Think Twice Before Going REIT
- Jul 06, 2011
A seeming beacon of hope, the non-traded REIT vehicle, can be a number of unforeseen issues for C-level executives if entered into lightly.
By James Brennan, Managing Director & Corporate Counsel, Exchange Solutions Group L.L.C.
Commercial real estate executives need to get creative in today’s tough economy. Banks are not lending the way they used to, and bad projects can drain corporate coffers. However, a seeming beacon of hope, the non-traded REIT vehicle, can be a Pandora’s box of unforeseen issues for C-level executives if entered into lightly.
2011 will be a strong year for REITs, and there is speculated to be a very formidable IPO pipeline. Market research indicates there are 18 IPOs filed and ready to go to market this year and, if they all make it, there will be an additional $5-plus billion in proceeds coming out of these offerings.
However, along with the year-after-year pipeline of REIT activity, certain bad practices are being investigated by the Securities and Exchange Commission and FINRA. Specifically, FINRA has charged sponsors and broker-dealers with misleading investors with past-performance information and with using improper disclosure of income generation by the REIT vehicle to pay investors.
Moreover, the investor pool REITs can sell to will be shrinking. A non-traded REIT investor needs to typically qualify as suitable, meeting minimum net worth and/or income requirements. Often, the tests are described as “qualified purchaser” standards for those non-traded REITs that require a basic standard of net worth in order to afford the illiquid nature of those investments. This standard is currently up for review, and broker-dealer compliance with these standards is under scrutiny.

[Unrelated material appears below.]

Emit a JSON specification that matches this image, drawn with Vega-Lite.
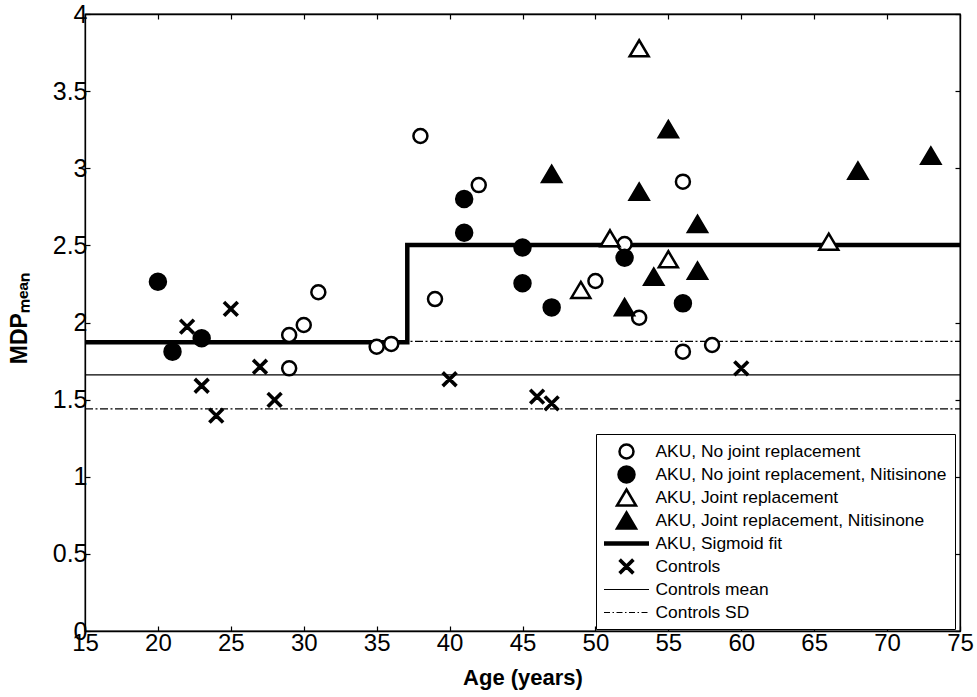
{
  "$schema": "https://vega.github.io/schema/vega-lite/v6.json",
  "width": 875,
  "height": 617,
  "autosize": {"type": "none"},
  "padding": {"left": 85, "top": 14, "right": 17, "bottom": 66},
  "background": "white",
  "config": {
    "font": "Liberation Sans",
    "view": {"stroke": "black", "strokeWidth": 1.3},
    "axis": {"grid": false, "domainColor": "black", "domainWidth": 1.3, "tickColor": "black", "tickWidth": 1.2, "labelColor": "black", "titleColor": "black", "labelFlush": false, "labelOverlap": false},
    "legend": {"title": null, "orient": "none", "legendX": 511, "legendY": 420, "strokeColor": "black", "fillColor": "white", "padding": 8, "labelFontSize": 17.4, "labelColor": "black", "symbolOffset": 13, "labelOffset": 19.5, "labelLimit": 500, "rowPadding": -4.5, "gridAlign": "all", "symbolSize": 256, "symbolStrokeWidth": 2.5}
  },
  "datasets": {
    "pts": [
      {"age": 29, "mdp": 1.919, "series": "AKU, No joint replacement"},
      {"age": 29, "mdp": 1.703, "series": "AKU, No joint replacement"},
      {"age": 30, "mdp": 1.984, "series": "AKU, No joint replacement"},
      {"age": 31, "mdp": 2.196, "series": "AKU, No joint replacement"},
      {"age": 35, "mdp": 1.843, "series": "AKU, No joint replacement"},
      {"age": 36, "mdp": 1.861, "series": "AKU, No joint replacement"},
      {"age": 38, "mdp": 3.209, "series": "AKU, No joint replacement"},
      {"age": 39, "mdp": 2.152, "series": "AKU, No joint replacement"},
      {"age": 42, "mdp": 2.891, "series": "AKU, No joint replacement"},
      {"age": 50, "mdp": 2.269, "series": "AKU, No joint replacement"},
      {"age": 52, "mdp": 2.509, "series": "AKU, No joint replacement"},
      {"age": 53, "mdp": 2.031, "series": "AKU, No joint replacement"},
      {"age": 56, "mdp": 2.913, "series": "AKU, No joint replacement"},
      {"age": 56, "mdp": 1.811, "series": "AKU, No joint replacement"},
      {"age": 58, "mdp": 1.854, "series": "AKU, No joint replacement"},
      {"age": 20, "mdp": 2.264, "series": "AKU, No joint replacement, Nitisinone"},
      {"age": 21, "mdp": 1.811, "series": "AKU, No joint replacement, Nitisinone"},
      {"age": 23, "mdp": 1.898, "series": "AKU, No joint replacement, Nitisinone"},
      {"age": 41, "mdp": 2.801, "series": "AKU, No joint replacement, Nitisinone"},
      {"age": 41, "mdp": 2.582, "series": "AKU, No joint replacement, Nitisinone"},
      {"age": 45, "mdp": 2.486, "series": "AKU, No joint replacement, Nitisinone"},
      {"age": 45, "mdp": 2.254, "series": "AKU, No joint replacement, Nitisinone"},
      {"age": 47, "mdp": 2.098, "series": "AKU, No joint replacement, Nitisinone"},
      {"age": 52, "mdp": 2.42, "series": "AKU, No joint replacement, Nitisinone"},
      {"age": 56, "mdp": 2.124, "series": "AKU, No joint replacement, Nitisinone"},
      {"age": 53, "mdp": 3.778, "series": "AKU, Joint replacement"},
      {"age": 51, "mdp": 2.546, "series": "AKU, Joint replacement"},
      {"age": 55, "mdp": 2.41, "series": "AKU, Joint replacement"},
      {"age": 49, "mdp": 2.211, "series": "AKU, Joint replacement"},
      {"age": 66, "mdp": 2.524, "series": "AKU, Joint replacement"},
      {"age": 55, "mdp": 3.253, "series": "AKU, Joint replacement, Nitisinone"},
      {"age": 47, "mdp": 2.963, "series": "AKU, Joint replacement, Nitisinone"},
      {"age": 53, "mdp": 2.848, "series": "AKU, Joint replacement, Nitisinone"},
      {"age": 57, "mdp": 2.639, "series": "AKU, Joint replacement, Nitisinone"},
      {"age": 57, "mdp": 2.336, "series": "AKU, Joint replacement, Nitisinone"},
      {"age": 54, "mdp": 2.297, "series": "AKU, Joint replacement, Nitisinone"},
      {"age": 52, "mdp": 2.099, "series": "AKU, Joint replacement, Nitisinone"},
      {"age": 68, "mdp": 2.984, "series": "AKU, Joint replacement, Nitisinone"},
      {"age": 73, "mdp": 3.081, "series": "AKU, Joint replacement, Nitisinone"},
      {"age": 22, "mdp": 1.973, "series": "Controls"},
      {"age": 25, "mdp": 2.088, "series": "Controls"},
      {"age": 23, "mdp": 1.59, "series": "Controls"},
      {"age": 24, "mdp": 1.396, "series": "Controls"},
      {"age": 27, "mdp": 1.713, "series": "Controls"},
      {"age": 28, "mdp": 1.498, "series": "Controls"},
      {"age": 40, "mdp": 1.632, "series": "Controls"},
      {"age": 46, "mdp": 1.519, "series": "Controls"},
      {"age": 47, "mdp": 1.476, "series": "Controls"},
      {"age": 60, "mdp": 1.703, "series": "Controls"}
    ],
    "sigmoid": [
      {"age": 15, "mdp": 1.872, "o": 1},
      {"age": 37.1, "mdp": 1.872, "o": 2},
      {"age": 37.1, "mdp": 2.502, "o": 3},
      {"age": 75, "mdp": 2.502, "o": 4}
    ],
    "mean": [
      {"age": 15, "mdp": 1.66},
      {"age": 75, "mdp": 1.66}
    ],
    "sd": [
      {"age": 15, "mdp": 1.877, "g": "upper"},
      {"age": 75, "mdp": 1.877, "g": "upper"},
      {"age": 15, "mdp": 1.44, "g": "lower"},
      {"age": 75, "mdp": 1.44, "g": "lower"}
    ]
  },
  "layer": [
    {
      "data": {"name": "sd"},
      "mark": {"type": "line", "color": "black", "strokeWidth": 1.2, "strokeDash": [8, 2.5, 2, 2.5]},
      "encoding": {
        "x": {"field": "age", "type": "quantitative", "scale": {"domain": [15, 75], "nice": false, "zero": false}, "axis": null},
        "y": {"field": "mdp", "type": "quantitative", "scale": {"domain": [0, 4], "nice": false, "zero": false}, "axis": null},
        "detail": {"field": "g"}
      }
    },
    {
      "data": {"name": "mean"},
      "mark": {"type": "line", "color": "black", "strokeWidth": 1.2},
      "encoding": {
        "x": {"field": "age", "type": "quantitative", "scale": {"domain": [15, 75], "nice": false, "zero": false}, "axis": {"orient": "top", "values": [15, 20, 25, 30, 35, 40, 45, 50, 55, 60, 65, 70, 75], "labels": false, "title": null, "tickSize": -5}},
        "y": {"field": "mdp", "type": "quantitative", "scale": {"domain": [0, 4], "nice": false, "zero": false}, "axis": {"orient": "right", "values": [0, 0.5, 1, 1.5, 2, 2.5, 3, 3.5, 4], "labels": false, "title": null, "tickSize": -5}}
      }
    },
    {
      "data": {"name": "sigmoid"},
      "mark": {"type": "line", "color": "black", "strokeWidth": 4.5, "strokeJoin": "miter"},
      "encoding": {
        "x": {"field": "age", "type": "quantitative", "scale": {"domain": [15, 75], "nice": false, "zero": false}, "axis": null},
        "y": {"field": "mdp", "type": "quantitative", "scale": {"domain": [0, 4], "nice": false, "zero": false}, "axis": null},
        "order": {"field": "o", "type": "quantitative"}
      }
    },
    {
      "data": {"name": "pts"},
      "mark": {"type": "point", "size": 256, "strokeWidth": 2.5, "opacity": 1},
      "encoding": {
        "x": {"field": "age", "type": "quantitative", "scale": {"domain": [15, 75], "nice": false, "zero": false}, "axis": {"orient": "bottom", "values": [15, 20, 25, 30, 35, 40, 45, 50, 55, 60, 65, 70, 75], "title": "Age (years)", "titleFontSize": 22, "titleFontWeight": "bold", "titleY": 53, "titleBaseline": "alphabetic", "labelFontSize": 24, "labelPadding": 5, "tickSize": -5}},
        "y": {"field": "mdp", "type": "quantitative", "scale": {"domain": [0, 4], "nice": false, "zero": false}, "axis": {"orient": "left", "values": [0, 0.5, 1, 1.5, 2, 2.5, 3, 3.5, 4], "format": "~g", "title": "MDPₘₑₐₙ", "titleFontSize": 23, "titleFontWeight": "bold", "titleX": -59, "titleY": 304, "titleAngle": -90, "titleAlign": "center", "titleBaseline": "alphabetic", "labelFontSize": 25, "labelPadding": 3, "tickSize": -5}},
        "shape": {
          "field": "series", "type": "nominal",
          "scale": {
            "domain": ["AKU, No joint replacement", "AKU, No joint replacement, Nitisinone", "AKU, Joint replacement", "AKU, Joint replacement, Nitisinone", "AKU, Sigmoid fit", "Controls", "Controls mean", "Controls SD"],
            "range": [
              "M0.875,0A0.875,0.875,0,1,1,-0.875,0A0.875,0.875,0,1,1,0.875,0Z",
              "M1,0A1,1,0,1,1,-1,0A1,1,0,1,1,1,0Z",
              "M0,-1L1.1875,1L-1.1875,1Z",
              "M0,-1L1.1875,1L-1.1875,1Z",
              "M-2.8125,-0.281H2.8125V0.281H-2.8125Z",
              "M-0.7,-0.8L0.8,0.7L0.7,0.8L-0.8,-0.7ZM-0.7,0.8L0.8,-0.7L0.7,-0.8L-0.8,0.7Z",
              "M-2.8125,-0.07H2.8125V0.07H-2.8125Z",
              "M-2.8125,-0.07H-2.062V0.07H-2.8125ZM-1.749,-0.07H-1.564V0.07H-1.749ZM-1.249,-0.07H-0.501V0.07H-1.249ZM-0.188,-0.07H0V0.07H-0.188ZM0.312,-0.07H1.063V0.07H0.312ZM1.375,-0.07H1.564V0.07H1.375ZM1.876,-0.07H2.624V0.07H1.876Z"
            ]
          }
        },
        "fill": {
          "field": "series", "type": "nominal",
          "scale": {
            "domain": ["AKU, No joint replacement", "AKU, No joint replacement, Nitisinone", "AKU, Joint replacement", "AKU, Joint replacement, Nitisinone", "AKU, Sigmoid fit", "Controls", "Controls mean", "Controls SD"],
            "range": ["white", "black", "white", "black", "black", "black", "black", "black"]
          }
        },
        "stroke": {
          "field": "series", "type": "nominal",
          "scale": {
            "domain": ["AKU, No joint replacement", "AKU, No joint replacement, Nitisinone", "AKU, Joint replacement", "AKU, Joint replacement, Nitisinone", "AKU, Sigmoid fit", "Controls", "Controls mean", "Controls SD"],
            "range": ["black", "black", "black", "black", "transparent", "black", "transparent", "transparent"]
          }
        }
      }
    }
  ],
  "resolve": {"axis": {"x": "independent", "y": "independent"}}
}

Commercial real estate executives should think before diving into the real-estate securities business, as the rules are technical and traps for the unwary exist. Investors have very drastic remedies under securities rules which can include rescission, which is a tool to make the investors whole.
Executives should carefully weigh the compliance, legal and core-competency costs of this practice area before engaging in these offerings. While the access to investor capital is nice, it comes at a price.